Pandemic illuminates need for eating disorder resources
Panic buying by the masses cleared a few safety foods from stores
(WDBJ) - As Virginia prepares to move into Phase III of reopening, many aspects of life have changed for the foreseeable future. For those that suffer from an eating disorder, the pandemic not only created new obstacles, but also amplified the need for more resources in Southwest Virginia.
Angel Spangler has been recovering from an eating disorder for a little more than a year. The Floyd resident became anorexic in college, then periodically rewarded herself for stints of starving with a binge. That lasted for 16 years.
“I didn’t have to eat. I could drink my coffee, I could drink that soda, and I could just keep on going,” Spangler said.
“Her breaking point came last year, at her grandmother’s funeral.
“I was on the brink of death. I could have lived two more hours, or two more days,” she said.
When Spangler’s parents took her to the hospital, she needed blood transfusions, her vital organs were shutting down, and her heart was collapsing.
“Having to face my parents, and having them cry,” she recalled. “My family had to push me away. I wouldn’t let them in, and they couldn’t just watch me waste away. If I was going to choose to die, then I had to choose to die by myself.”
She chose in-patient treatment at Veritas Collaborative, a facility in Durham, North Carolina. Today her food intake and her outlook on life are much different.
However, the pandemic posed new challenges. One was a shortage of safety foods. Those are two to three items that someone recovering from anorexia feels comfortable eating.

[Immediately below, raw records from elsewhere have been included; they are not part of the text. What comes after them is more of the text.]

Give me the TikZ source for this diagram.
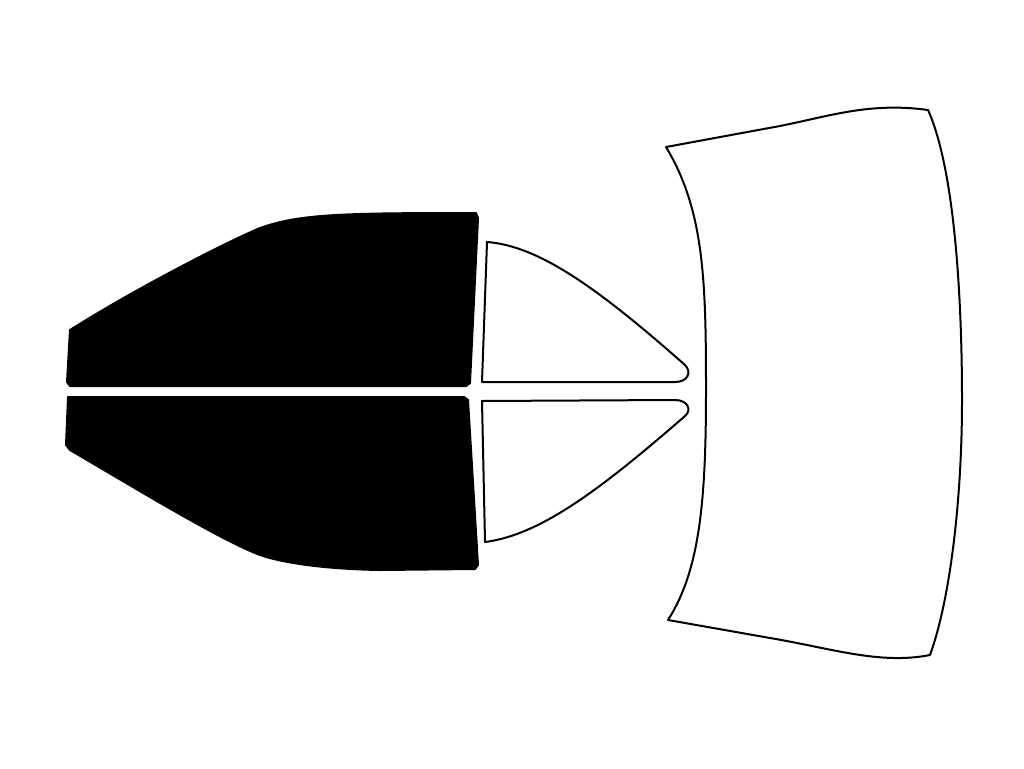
\documentclass[tikz,border=0pt]{standalone}
\begin{document}
\begin{tikzpicture}[x=1pt,y=-1pt,line join=round,
 win/.style={draw=black,line width=2pt,fill=white},
 tint/.style={draw=black,line width=2pt,fill=black}]
\useasboundingbox (0,0) rectangle (1024,768);
% black top
\draw[tint] (70,330) .. controls (130,292) and (220,245) .. (260,228) .. controls (300,214) and (340,213) .. (476,213) -- (478,218) -- (470,383) -- (466,386) -- (70,386) -- (67,382) -- cycle;
% black bottom
\draw[tint] (68,397) -- (464,397) -- (468,400) -- (478,565) -- (475,569) -- (380,570) .. controls (320,569) and (280,562) .. (260,555) .. controls (220,540) and (130,485) .. (70,450) -- (66,445) -- cycle;
% small white top
\draw[win] (487,242) .. controls (540,246) and (600,290) .. (685,365) .. controls (692,372) and (688,382) .. (675,382) -- (482,382) -- cycle;
% small white bottom
\draw[win] (482,401) -- (675,400) .. controls (688,400) and (692,410) .. (685,416) .. controls (600,490) and (540,535) .. (485,542) -- cycle;
% windshield
\draw[win] (666,147) -- (780,126) .. controls (830,116) and (870,102) .. (928,110) .. controls (955,170) and (962,300) .. (962,400) .. controls (962,500) and (950,600) .. (930,655) .. controls (880,665) and (830,648) .. (770,638) -- (668,620) .. controls (700,570) and (706,500) .. (706,390) .. controls (706,280) and (704,210) .. (666,147) -- cycle;
\end{tikzpicture}
\end{document}
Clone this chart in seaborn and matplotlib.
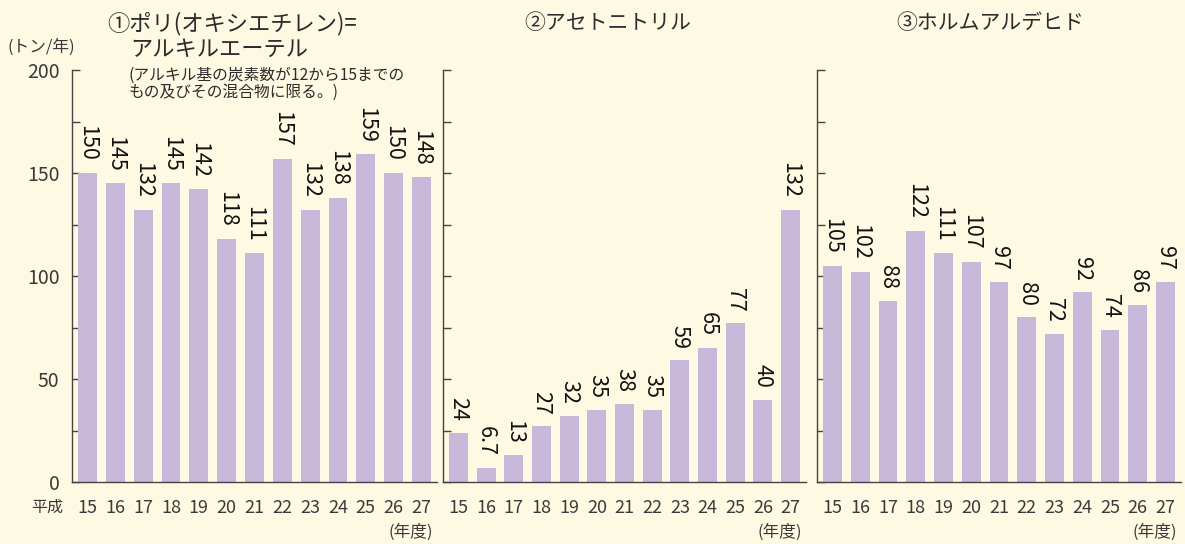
import matplotlib
matplotlib.use("Agg")
import matplotlib.pyplot as plt
import seaborn as sns
import pandas as pd

# 年度（平成）
years = ["15", "16", "17", "18", "19", "20", "21", "22", "23", "24", "25", "26", "27"]

# 排出量（トン/年）
poly_ether = [150, 145, 132, 145, 142, 118, 111, 157, 132, 138, 159, 150, 148]
acetonitrile = [24, 6.7, 13, 27, 32, 35, 38, 35, 59, 65, 77, 40, 132]
formaldehyde = [105, 102, 88, 122, 111, 107, 97, 80, 72, 92, 74, 86, 97]

title1_lines = ["①ポリ(オキシエチレン)=", "アルキルエーテル"]
title2 = "②アセトニトリル"
title3 = "③ホルムアルデヒド"
note_lines = ["(アルキル基の炭素数が12から15までの", "もの及びその混合物に限る。)"]

BG = "#FEF9E2"
BAR = "#C7B8DA"
TXT = "#2b2b2b"
GRAY = "#3a3a3a"

sns.set_theme(style="white")
plt.rcParams["font.family"] = ["Noto Sans CJK JP", "DejaVu Sans"]

fig = plt.figure(figsize=(11.85, 5.44), dpi=100, facecolor=BG)
W, H = 1185, 544


def fx(px):
    return px / W


def fy(py):
    return 1 - py / H


# panel extents in pixels: (left, right)
extents = [(72, 437), (443, 806), (817, 1181)]
top_px, bottom_px = 70, 482
series = [poly_ether, acetonitrile, formaldehyde]

for i, ((l, r), vals) in enumerate(zip(extents, series)):
    ax = fig.add_axes([fx(l), fy(bottom_px), (r - l) / W, (bottom_px - top_px) / H])
    ax.set_facecolor(BG)
    df = pd.DataFrame({"year": years, "value": vals})
    sns.barplot(data=df, x="year", y="value", color=BAR, saturation=1,
                width=0.68, ax=ax, edgecolor="none")
    ax.set_xlim(-0.56, 12.56)
    ax.set_ylim(0, 200)
    for s in ["top", "right"]:
        ax.spines[s].set_visible(False)
    for s in ["left", "bottom"]:
        ax.spines[s].set_color("#444444")
        ax.spines[s].set_linewidth(1.0)
    ax.set_xlabel("")
    ax.set_ylabel("")
    ticks = list(range(0, 201, 25))
    ax.set_yticks(ticks)
    if i == 0:
        ax.set_yticklabels([str(v) if v % 50 == 0 else "" for v in ticks])
    else:
        ax.set_yticklabels([])
    ax.tick_params(axis="y", direction="in", length=6, width=1, color="#444444",
                   labelsize=14, labelcolor=GRAY, pad=9, left=True)
    ax.tick_params(axis="x", length=0, labelsize=13, labelcolor=GRAY, pad=12)
    ax.bar_label(ax.containers[0], labels=[f"{v:g}" for v in vals],
                 rotation=270, padding=8.5, fontsize=15.5, color="#111111")

# panel titles
fig.text(fx(107), fy(24), title1_lines[0], fontsize=16, color=TXT, ha="left", va="center")
fig.text(fx(130), fy(49), title1_lines[1], fontsize=16, color=TXT, ha="left", va="center")
fig.text(fx(129), fy(75), note_lines[0], fontsize=11.3, color=TXT, ha="left", va="center")
fig.text(fx(129), fy(92), note_lines[1], fontsize=11.3, color=TXT, ha="left", va="center")
fig.text(fx(608), fy(23), title2, fontsize=15, color=TXT, ha="center", va="center")
fig.text(fx(990), fy(23), title3, fontsize=15, color=TXT, ha="center", va="center")

# unit and era labels
fig.text(fx(41), fy(47), "(トン/年)", fontsize=12, color=GRAY, ha="center", va="center")
fig.text(fx(47), fy(507), "平成", fontsize=11.5, color=GRAY, ha="center", va="center")
for l, r in extents:
    fig.text(fx(r - 4), fy(532), "(年度)", fontsize=12, color=GRAY, ha="right", va="center")

fig.savefig("out.png", dpi=100, facecolor=BG)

Panic buying cleared some of those foods off store shelves.
“You can’t just go to the store and pick up something, you have to plan ahead,” Spangler said. “By the time you get to making that meal, it’s not what I want, so hey, I don’t even have to eat.”
The pandemic also brought a renewed emphasis on cooking at-home, jokes about gaining “the quarantine 15,” and isolation.

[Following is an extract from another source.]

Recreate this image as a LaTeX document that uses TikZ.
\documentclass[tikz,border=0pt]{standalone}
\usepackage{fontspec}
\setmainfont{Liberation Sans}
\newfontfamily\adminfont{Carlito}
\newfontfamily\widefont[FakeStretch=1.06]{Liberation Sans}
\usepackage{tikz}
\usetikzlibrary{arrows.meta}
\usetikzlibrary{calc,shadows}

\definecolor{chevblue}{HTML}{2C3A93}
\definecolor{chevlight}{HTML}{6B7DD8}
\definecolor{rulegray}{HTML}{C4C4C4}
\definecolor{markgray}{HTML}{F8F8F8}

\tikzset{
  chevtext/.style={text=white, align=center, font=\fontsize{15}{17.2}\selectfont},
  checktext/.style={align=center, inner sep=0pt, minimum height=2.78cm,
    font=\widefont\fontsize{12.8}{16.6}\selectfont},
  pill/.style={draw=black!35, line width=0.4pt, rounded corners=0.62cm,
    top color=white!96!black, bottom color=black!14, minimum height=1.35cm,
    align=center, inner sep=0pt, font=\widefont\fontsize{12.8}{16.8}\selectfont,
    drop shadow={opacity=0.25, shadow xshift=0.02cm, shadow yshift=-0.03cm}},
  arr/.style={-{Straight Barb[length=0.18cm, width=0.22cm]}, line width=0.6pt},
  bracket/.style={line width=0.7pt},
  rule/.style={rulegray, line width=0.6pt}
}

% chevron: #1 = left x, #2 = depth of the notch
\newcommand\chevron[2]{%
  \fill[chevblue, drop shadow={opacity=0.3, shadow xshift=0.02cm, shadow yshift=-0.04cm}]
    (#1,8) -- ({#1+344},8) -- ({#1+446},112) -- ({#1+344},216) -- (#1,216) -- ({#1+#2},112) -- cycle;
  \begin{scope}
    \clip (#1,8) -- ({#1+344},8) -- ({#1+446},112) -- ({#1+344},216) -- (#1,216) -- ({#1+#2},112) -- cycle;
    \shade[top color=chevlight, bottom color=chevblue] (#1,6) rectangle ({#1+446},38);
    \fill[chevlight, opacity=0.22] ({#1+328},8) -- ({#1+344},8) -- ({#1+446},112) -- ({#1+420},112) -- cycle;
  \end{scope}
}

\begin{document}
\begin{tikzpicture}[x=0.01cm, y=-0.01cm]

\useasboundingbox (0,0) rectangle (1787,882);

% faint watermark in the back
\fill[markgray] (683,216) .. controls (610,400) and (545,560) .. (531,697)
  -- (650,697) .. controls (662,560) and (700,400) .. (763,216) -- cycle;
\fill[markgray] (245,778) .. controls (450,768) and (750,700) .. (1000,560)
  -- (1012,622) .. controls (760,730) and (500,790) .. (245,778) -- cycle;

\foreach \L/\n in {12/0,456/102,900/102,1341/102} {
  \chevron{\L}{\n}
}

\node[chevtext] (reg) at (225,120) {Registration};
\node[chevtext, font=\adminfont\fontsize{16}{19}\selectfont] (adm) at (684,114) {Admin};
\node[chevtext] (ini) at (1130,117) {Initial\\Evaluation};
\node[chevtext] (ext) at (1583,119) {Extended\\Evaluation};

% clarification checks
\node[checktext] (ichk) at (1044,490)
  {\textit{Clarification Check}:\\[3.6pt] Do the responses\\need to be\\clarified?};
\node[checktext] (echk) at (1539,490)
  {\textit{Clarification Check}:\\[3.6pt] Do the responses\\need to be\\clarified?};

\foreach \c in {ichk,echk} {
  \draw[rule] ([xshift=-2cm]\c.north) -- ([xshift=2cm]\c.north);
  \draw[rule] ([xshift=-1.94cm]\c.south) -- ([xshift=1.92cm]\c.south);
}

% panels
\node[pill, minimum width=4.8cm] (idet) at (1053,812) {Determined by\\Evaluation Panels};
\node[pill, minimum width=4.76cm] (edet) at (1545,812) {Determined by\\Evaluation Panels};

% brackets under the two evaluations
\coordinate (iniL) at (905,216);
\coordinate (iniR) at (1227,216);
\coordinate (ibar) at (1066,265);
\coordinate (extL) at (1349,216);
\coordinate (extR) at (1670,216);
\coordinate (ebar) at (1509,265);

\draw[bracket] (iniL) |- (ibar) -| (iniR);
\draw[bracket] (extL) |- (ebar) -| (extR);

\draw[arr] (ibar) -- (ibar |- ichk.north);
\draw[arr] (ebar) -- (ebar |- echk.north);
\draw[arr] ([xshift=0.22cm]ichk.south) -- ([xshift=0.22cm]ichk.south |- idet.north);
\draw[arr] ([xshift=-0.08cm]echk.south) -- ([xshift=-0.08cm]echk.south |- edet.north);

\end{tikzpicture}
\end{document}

“Picture a bully living in your head,” Tina Renick, a registered dietician-nutritionist with Nutrition Counseling Roanoke, said.
Renick is Spangler’s nutritionist. She says treatment for all her clients has been complicated due to social distancing.

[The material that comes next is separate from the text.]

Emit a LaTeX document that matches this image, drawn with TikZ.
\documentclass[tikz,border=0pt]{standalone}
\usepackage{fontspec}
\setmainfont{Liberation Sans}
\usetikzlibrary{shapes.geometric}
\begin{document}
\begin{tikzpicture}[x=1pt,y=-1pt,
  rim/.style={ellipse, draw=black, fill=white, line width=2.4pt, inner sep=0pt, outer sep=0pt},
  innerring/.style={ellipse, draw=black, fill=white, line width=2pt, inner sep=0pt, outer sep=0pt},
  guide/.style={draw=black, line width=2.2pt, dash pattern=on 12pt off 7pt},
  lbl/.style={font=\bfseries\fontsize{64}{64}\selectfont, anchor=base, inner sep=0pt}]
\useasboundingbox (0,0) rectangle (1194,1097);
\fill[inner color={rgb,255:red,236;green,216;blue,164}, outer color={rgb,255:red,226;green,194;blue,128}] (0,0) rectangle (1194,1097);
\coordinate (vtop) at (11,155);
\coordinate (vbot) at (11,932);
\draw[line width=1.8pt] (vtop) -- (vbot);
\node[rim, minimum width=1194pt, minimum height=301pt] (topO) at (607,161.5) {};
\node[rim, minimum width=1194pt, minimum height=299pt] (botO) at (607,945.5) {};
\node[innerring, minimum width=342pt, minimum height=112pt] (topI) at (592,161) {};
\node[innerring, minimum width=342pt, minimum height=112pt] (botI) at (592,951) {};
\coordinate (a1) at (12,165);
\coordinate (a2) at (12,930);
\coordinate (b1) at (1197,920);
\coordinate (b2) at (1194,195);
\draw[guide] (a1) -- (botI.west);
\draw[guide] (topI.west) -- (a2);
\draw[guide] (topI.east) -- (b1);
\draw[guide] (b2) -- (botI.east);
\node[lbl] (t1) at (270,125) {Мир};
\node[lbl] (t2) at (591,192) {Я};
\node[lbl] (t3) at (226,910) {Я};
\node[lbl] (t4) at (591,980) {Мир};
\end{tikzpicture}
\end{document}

“I like to get a blind weight, so not physically being able to lay eyes on them has been difficult,” Renick said.
Counseling is impacted as well. Laura Guise, a licensed clinical social worker with Thriveworks in Lynchburg, says as sessions moved online, video conferencing created it’s own set of problems.
“Somebody who has body dysmorphia and sees themselves in a way that is less than favorable is now doing a clinical session where they now have a video camera showing them back what they look like, which can often cause an incredible amount of increased anxiety,” Guise said.
However, both Guise and Renick say the pandemic helped their clients by connecting them to nationwide resources. Those include meal delivery, podcasts and virtual support groups. That is crucial, they say, because of a lack of resources in Southwest Virginia.
“Specialists, in terms of physicians and in terms of dietitians, are slim,” Guise said.
Renick says in the Roanoke Valley and the New River Valley there are no in-person support groups, fewer than a dozen dietitians and therapists, and no formal in-patient or intensive out-patient care programs within three hours.
“Since I’ve been working in the area, it’s been a very underserved area,” she said.
Spangler hopes going forward, one thing the pandemic will bring is an understanding of the need for those services.
“I’m praying that this pandemic shows people, therapists out there, that they need to move toward the rural areas,” she said. “It’s not just the cities that have these problems.”
With Phase III of reopening, local specialists will be providing a combination of telehealth and in-person treatment depending on patient and provider preference.